The objectives of the JSDF program is to provide grants in support of community-driven development and poverty reduction projects that empower the poorest and most vulnerable groups not reached by other programs and improve their lives through direct benefits. Grants are made to eligible recipient countries, based on income level classification. Unlike most Bank-financed projects that are executed by the government at the central level, JSDF grants are executed by NGOs/CSOs and local governments and implemented at the community level. These features make the JSDF program unique, attractive, responsive, and provides a platform for cooperation between NGOs and other local stakeholders in the development process. This had led to meaningful progress in areas not previously associated with the Bank’s work with the public sector.
Since its inception until June 2017, the Government of Japan has provided US$750 million. The fund has become the leading source of support for innovation, multi-sector social poverty alleviation program, responding directly to the needs of the poorest and most vulnerable.
As a model for social development, effectively contributing to the World Bank's Twin Goals of Ending Extreme Poverty and Promoting Shared Prosperity, the JSDF supported projects have been scaled up with funding from the World Bank, Recipient Countries, and other Development Partners.
JSDF spans themes ranging from Livelihood Support; Improved Nutrition and Early Childhood Development; Inclusive Education; through Environmentally Sustainable Agricultural Practices, Adaptation to Climate Change and Community-Level Disaster Risk Management; to Legal Services and Local Governance; and Basic Health and Sanitation Services.
More than 50% of JSDF grants have been implemented by Civil Society Organizations (CSOs) and about 93 low and lower-middle income member countries of the World Bank have benefited from this Program.
Poverty is multi-dimensional, and complexities such as improved access to basic social and economic services by the poorest, marginalized and most vulnerable, including impoverished women, female-headed households, and persons with disabilities underscore the reasons for JSDF’s comprehensive approach to poverty reduction. JSDF’s strategic framework is designed to address issues of deprivation in addition to identifying ways to improve access to affordable food, health, education, housing, safe drinking water, and sanitation for these vulnerable groups.
Within the above framework, delivering integrated solutions to help JSDF beneficiaries address their development challenges requires a focus on results. Over the past couple of years, JSDF has instituted mechanisms at the program level to support the delivery of development results on the ground. JSDF-supported projects have yielded significant results across many areas, as shown below in selected examples from around the globe.

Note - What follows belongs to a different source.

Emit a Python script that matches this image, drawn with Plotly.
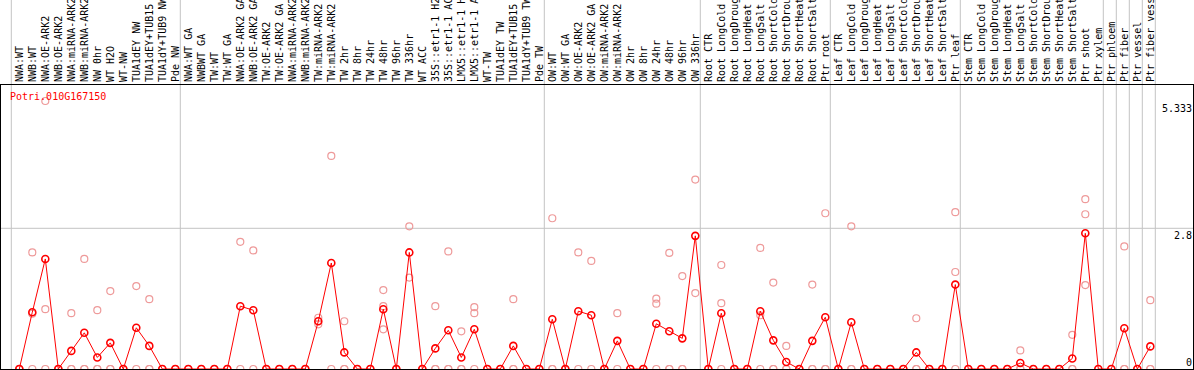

Delivering integrated solutions to help JSDF beneficiaries address their development challenges requires a focus on results. Over the past couple of years, JSDF has instituted mechanisms at the program level to support the delivery of development results on the ground. JSDF-supported projects have yielded significant results across many areas, as shown below in selected examples from around the globe
There are three broad categories of funding available under the JSDF Program:
The JSDF finances project grants and capacity building grants:
All Low-Income and Middle-Income Countries , as outlined in the yearly World Development Reports (WDR), eligible for World Bank assistance, can be a Recipient of JSDF grants.
The objective of the JSDF is to provide grants in support of community-driven development and poverty reduction projects that empower the poorest and most vulnerable groups not reached by other programs and improve their lives through direct benefits.

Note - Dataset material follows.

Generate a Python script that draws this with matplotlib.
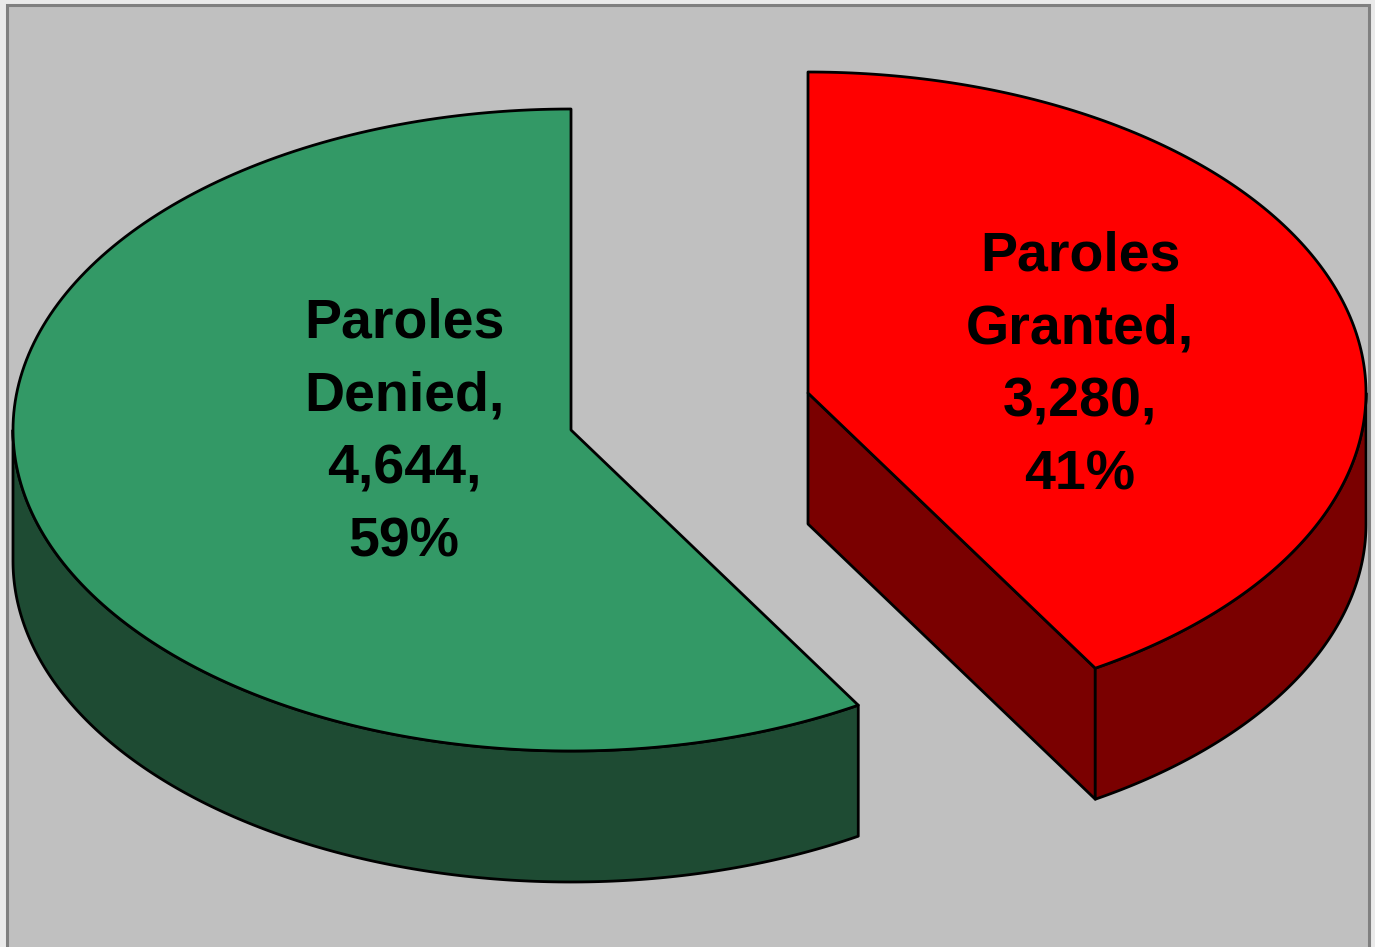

Recipient-Executed Grants are made to eligible countries, based on income level classification. As stated earlier, all low and lower middle income countries are Eligible (should be a link to the list of eligible countries) to receive a JSDF grant. All development sectors are also eligible for funding.
The JSDF Secretariat issues calls for Ideas Briefs (IB) twice a year. The main purpose of this exercise is to help applicants develop robust ideas for funding under the JSDF before extensive resources are dedicated on detailed proposals.

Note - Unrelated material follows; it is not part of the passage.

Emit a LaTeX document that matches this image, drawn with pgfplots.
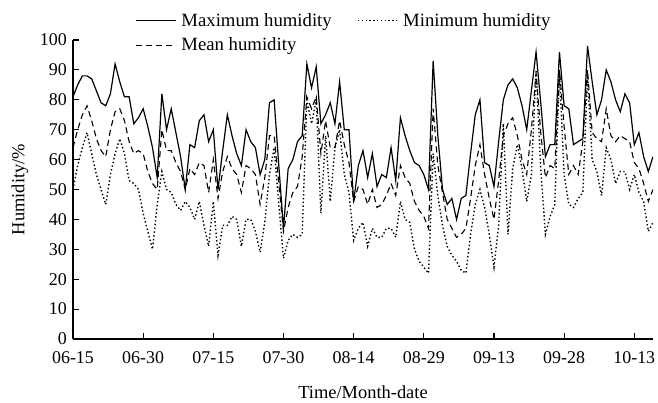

Unlike most Bank-financed projects that are executed by the government at the central level, JSDF grants are executed by NGOs/CSOs and local governments, implemented at the community level. However, JSDF applications including concept notes are not accepted from outside parties. They require the sponsorship and endorsement by the relevant Global Practice (GP) or Global Theme Department (GT) in the World Bank. Therefore, it is important for NGO/CSO and Community-Based Organization (CBO) applicants to establish contact with the Country Program Coordinator (CPC) or Program Leader (PL) of the relevant GP or GT to see the extent to which their project ideas can be supported and submitted to JSDF on their behalf. To ensure harmonization and coordination, Bank task teams are required to consult with the Embassy of Japan & JICA accredited to the recipient country. TTLs are also required to secure endorsement by the Bank Country Director and Global Practice managers.
The JSDF Secretariat will review and clear the submitted idea briefs. Once an IB has been cleared, World Bank Task Team, together with the Applicant, will proceed in preparing the Project Initiation Note (PIN) in accordance with the Bank’s Small Grants Guidelines and Procedures. The draft PIN will then be submitted to Japan by the JSDF Secretariat for review and clearance. Once the PIN has been cleared by Japan, the Bank Task Team in consultation with the Applicant will move to the appraisal phase with the preparation of the Project Paper (PP). The approval of the PP by Japan will signal the beginning of project implementation through the signing of the Grant Agreement.
Further information can be provided by contacting the JSDF Secretariat.
JSDF project proposals should respond to the following criteria:
JSDF grants are expected to be demand-driven and prepared in a participatory, rather than a top-down, manner. They may be proposed by local governments, NGOs, or civil society groups, but must be prepared and submitted by a Bank staff member.